Creating an antimatter beam sounds like something only a mad scientist would do, but there's nothing mad about the beam of antihydrogen atoms that scientists generated for the first time at Europe's CERN research center.

The researchers behind the technical achievement, revealed Tuesday in the journal Nature Communications, say the beam could help them shed new light on deep mysteries: Why do we see so much more matter than antimatter in the universe around us? For that matter, why is there a universe at all?

Theoretically, equal amounts of matter and antimatter should have been created in the Big Bang that gave rise to the cosmos as we know it. But as any "Star Trek" fan knows, matter and antimatter annihilate each other in a flash of energy when they interact. Thus, physicists suspect there must have been some subtle difference that allowed matter to dominate the universe.

Previous particle-smashing experiments have provided a smattering of clues as to the difference, but physicists would really like to address the mystery by studying actual anti-atoms. The problem is that it's hard to keep the atoms in existence long enough to make fine-scale measurements.

Actually, antimatter applications have been around for a long time: Hospitals routinely make use of antielectrons, or positrons, to take internal snapshots of our bodies with PET scanners. And researchers are looking into using beams of antiprotons to treat cancer.

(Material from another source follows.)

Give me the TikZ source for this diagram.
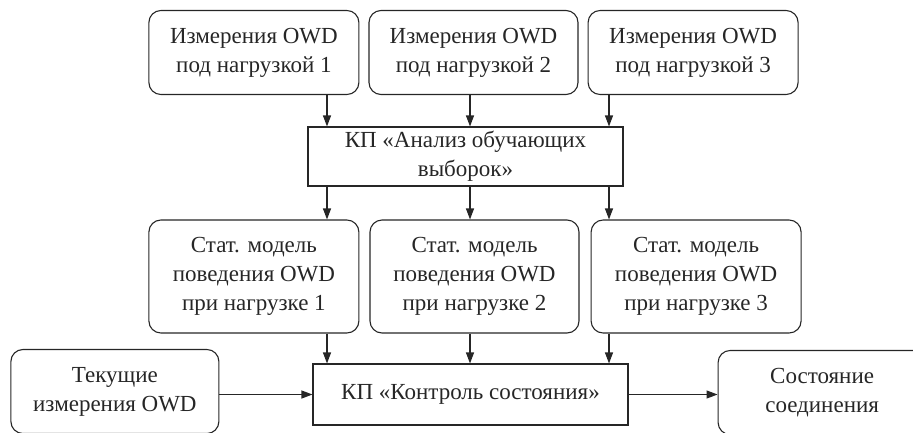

But it's only been in the last three years or so that physicists have been able to combine antiprotons and positrons into whole atoms of antihydrogen and hold them inside a specially designed magnetic trap at CERN's Antiproton Decelerator facility on the Swiss-French border. Even then, it's hard to analyze that antihydrogen because the magnetic field that corrals the anti-atoms also interferes with measurements.

In 2012, scientists from CERN's ALPHA collaboration announced that they finally managed to make the first spectroscopic measurements of anti-atoms inside their trap. Now scientists from a different collaboration at CERN, known as ASACUSA, say their apparatus has created a beam of antihydrogen atoms that can be measured more precisely outside the magnetic trap where they were created. At least 80 of the anti-atoms were detected, 2.7 meters (9 feet) downstream of the production region.

ASACUSA's apparatus makes use of devices with names that would warm the heart of a mad scientist: a superconducting anti-Helmholtz coil, multiple ring electrodes, a microwave cavity and a beam-focusing spin-selector. The result is that energetic anti-atoms can be guided to a region with a weak magnetic field.

"Antihydrogen atoms having no charge, it was a big challenge to transport them from their trap," ASACUSA team leader Yasunori Yamazaki, a researcher from Japan's RIKEN research center, said in a CERN news release. "Our results are very promising for high-precision studies of antihydrogen atoms, particularly the hyperfine structure, one of the two best-known spectroscopic properties of hydrogen. Its measurement in antihydrogen will allow the most sensitive test of matter-antimatter symmetry."

Yamazaki said his team will resume its experiments this summer with a setup that should produce higher-energy beams of antihydrogen atoms for study. Just wait until the mad scientists get wind of that.